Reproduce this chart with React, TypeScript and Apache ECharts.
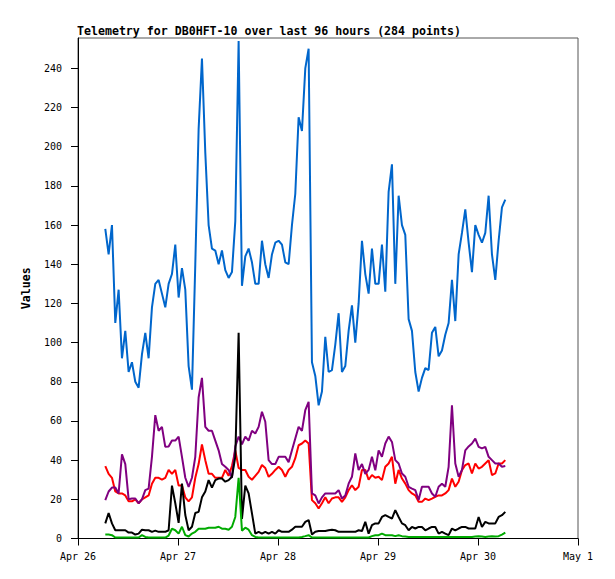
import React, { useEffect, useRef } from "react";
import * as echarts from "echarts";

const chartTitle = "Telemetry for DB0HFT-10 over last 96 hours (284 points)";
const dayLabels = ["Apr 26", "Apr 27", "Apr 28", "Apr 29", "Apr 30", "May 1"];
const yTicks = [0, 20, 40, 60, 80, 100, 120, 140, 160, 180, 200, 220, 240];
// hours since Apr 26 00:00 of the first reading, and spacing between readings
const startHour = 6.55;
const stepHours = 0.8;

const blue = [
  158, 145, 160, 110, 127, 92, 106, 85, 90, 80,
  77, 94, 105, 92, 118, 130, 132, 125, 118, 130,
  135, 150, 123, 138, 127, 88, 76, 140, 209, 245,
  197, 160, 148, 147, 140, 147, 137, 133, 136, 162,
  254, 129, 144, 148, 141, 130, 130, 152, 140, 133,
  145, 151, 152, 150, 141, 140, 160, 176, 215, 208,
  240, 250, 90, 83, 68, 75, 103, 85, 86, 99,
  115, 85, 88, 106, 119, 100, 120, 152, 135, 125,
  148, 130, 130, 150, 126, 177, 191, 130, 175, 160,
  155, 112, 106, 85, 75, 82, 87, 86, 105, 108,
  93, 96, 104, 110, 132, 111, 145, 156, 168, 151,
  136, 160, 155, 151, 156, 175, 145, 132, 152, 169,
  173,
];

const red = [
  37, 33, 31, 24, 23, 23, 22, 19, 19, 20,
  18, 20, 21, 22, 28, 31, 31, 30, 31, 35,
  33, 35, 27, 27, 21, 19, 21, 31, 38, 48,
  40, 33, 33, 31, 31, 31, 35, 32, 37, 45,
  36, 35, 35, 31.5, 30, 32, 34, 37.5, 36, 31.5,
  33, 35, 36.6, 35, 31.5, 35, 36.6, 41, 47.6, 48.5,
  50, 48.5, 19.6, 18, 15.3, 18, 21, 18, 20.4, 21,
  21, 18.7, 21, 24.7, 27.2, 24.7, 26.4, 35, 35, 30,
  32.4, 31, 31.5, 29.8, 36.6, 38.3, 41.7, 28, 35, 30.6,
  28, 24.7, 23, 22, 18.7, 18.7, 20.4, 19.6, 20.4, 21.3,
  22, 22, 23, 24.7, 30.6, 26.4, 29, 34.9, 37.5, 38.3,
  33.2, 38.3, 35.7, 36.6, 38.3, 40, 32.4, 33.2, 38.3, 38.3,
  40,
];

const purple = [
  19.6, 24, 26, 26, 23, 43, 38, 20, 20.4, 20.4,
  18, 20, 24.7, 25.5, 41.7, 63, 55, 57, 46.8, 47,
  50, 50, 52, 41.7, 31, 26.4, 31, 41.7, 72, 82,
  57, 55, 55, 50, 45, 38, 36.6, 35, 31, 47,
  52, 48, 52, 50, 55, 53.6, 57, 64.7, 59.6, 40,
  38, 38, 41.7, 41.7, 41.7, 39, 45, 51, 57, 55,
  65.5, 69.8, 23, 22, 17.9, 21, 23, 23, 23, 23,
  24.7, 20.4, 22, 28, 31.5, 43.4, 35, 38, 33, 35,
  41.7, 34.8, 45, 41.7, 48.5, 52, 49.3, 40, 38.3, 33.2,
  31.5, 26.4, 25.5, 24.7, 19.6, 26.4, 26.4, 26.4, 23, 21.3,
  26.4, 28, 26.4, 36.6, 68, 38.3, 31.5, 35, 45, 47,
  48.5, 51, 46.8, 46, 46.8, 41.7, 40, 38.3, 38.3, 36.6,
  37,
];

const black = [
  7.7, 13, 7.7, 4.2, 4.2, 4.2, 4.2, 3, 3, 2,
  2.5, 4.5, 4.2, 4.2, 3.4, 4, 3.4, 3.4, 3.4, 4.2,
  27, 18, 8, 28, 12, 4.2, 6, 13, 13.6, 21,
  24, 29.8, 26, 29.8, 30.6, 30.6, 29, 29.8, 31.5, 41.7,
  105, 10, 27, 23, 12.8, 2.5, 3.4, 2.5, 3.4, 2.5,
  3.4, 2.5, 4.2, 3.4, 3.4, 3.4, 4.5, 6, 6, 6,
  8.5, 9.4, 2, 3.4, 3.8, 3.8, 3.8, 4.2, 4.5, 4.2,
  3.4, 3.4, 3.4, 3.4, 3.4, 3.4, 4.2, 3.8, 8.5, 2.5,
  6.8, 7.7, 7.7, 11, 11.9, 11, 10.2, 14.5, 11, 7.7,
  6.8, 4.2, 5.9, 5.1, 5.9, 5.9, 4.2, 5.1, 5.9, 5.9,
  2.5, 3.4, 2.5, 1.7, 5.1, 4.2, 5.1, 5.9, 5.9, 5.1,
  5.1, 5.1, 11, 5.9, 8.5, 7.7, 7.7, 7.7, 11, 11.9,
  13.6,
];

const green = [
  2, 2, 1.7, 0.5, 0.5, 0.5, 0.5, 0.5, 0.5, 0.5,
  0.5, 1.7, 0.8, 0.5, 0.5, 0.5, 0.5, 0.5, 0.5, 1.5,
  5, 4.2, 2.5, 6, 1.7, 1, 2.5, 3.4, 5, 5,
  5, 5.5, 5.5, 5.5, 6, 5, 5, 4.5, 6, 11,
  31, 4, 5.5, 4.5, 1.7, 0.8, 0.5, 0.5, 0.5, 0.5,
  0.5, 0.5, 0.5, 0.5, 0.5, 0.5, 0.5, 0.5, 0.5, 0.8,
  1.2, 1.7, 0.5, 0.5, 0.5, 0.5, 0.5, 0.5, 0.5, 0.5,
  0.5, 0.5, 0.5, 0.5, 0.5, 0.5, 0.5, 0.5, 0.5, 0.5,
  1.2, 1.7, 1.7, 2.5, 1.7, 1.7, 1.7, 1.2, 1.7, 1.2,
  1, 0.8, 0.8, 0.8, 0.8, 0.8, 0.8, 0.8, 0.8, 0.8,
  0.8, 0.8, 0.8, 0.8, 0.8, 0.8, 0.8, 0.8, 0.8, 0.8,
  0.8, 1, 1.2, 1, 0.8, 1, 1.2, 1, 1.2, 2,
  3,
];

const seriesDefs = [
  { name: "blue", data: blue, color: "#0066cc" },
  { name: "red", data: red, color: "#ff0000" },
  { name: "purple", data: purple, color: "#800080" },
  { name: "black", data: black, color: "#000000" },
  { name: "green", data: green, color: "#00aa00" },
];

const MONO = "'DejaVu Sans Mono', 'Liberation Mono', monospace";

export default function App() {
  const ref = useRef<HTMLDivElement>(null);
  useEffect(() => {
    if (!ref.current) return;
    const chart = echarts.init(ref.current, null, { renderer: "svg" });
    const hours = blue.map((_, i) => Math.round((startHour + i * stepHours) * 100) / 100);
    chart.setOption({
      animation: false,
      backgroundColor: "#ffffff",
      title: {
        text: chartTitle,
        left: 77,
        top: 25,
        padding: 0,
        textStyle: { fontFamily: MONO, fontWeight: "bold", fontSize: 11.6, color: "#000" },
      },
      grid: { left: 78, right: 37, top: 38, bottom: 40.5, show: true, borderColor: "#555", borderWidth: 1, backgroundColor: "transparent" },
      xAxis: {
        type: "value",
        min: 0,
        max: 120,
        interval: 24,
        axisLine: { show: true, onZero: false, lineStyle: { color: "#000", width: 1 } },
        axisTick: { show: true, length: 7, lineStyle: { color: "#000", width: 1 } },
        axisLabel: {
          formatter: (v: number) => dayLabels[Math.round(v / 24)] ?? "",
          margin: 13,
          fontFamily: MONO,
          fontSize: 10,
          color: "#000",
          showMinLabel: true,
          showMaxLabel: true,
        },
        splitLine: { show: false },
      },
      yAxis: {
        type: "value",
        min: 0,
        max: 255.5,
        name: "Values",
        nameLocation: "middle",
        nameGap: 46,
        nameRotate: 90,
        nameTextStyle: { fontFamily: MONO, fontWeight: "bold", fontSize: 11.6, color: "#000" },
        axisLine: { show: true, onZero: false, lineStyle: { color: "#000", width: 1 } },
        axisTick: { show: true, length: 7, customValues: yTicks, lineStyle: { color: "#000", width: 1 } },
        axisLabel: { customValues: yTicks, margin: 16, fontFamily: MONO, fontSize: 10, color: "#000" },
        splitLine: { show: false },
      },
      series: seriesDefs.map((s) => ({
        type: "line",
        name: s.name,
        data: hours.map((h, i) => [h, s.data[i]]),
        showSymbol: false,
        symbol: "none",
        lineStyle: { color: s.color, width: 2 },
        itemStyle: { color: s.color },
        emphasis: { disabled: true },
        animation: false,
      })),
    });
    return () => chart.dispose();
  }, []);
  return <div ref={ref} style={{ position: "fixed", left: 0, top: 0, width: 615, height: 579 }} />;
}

= = = = = = =

§ Challenge
Copy nothing but the lines from the top of the material through the line holding "import * as", exactly as written; omit pictures.

§ Complete response
Reproduce this chart with React, TypeScript and Apache ECharts.
import React, { useEffect, useRef } from "react";
import * as echarts from "echarts";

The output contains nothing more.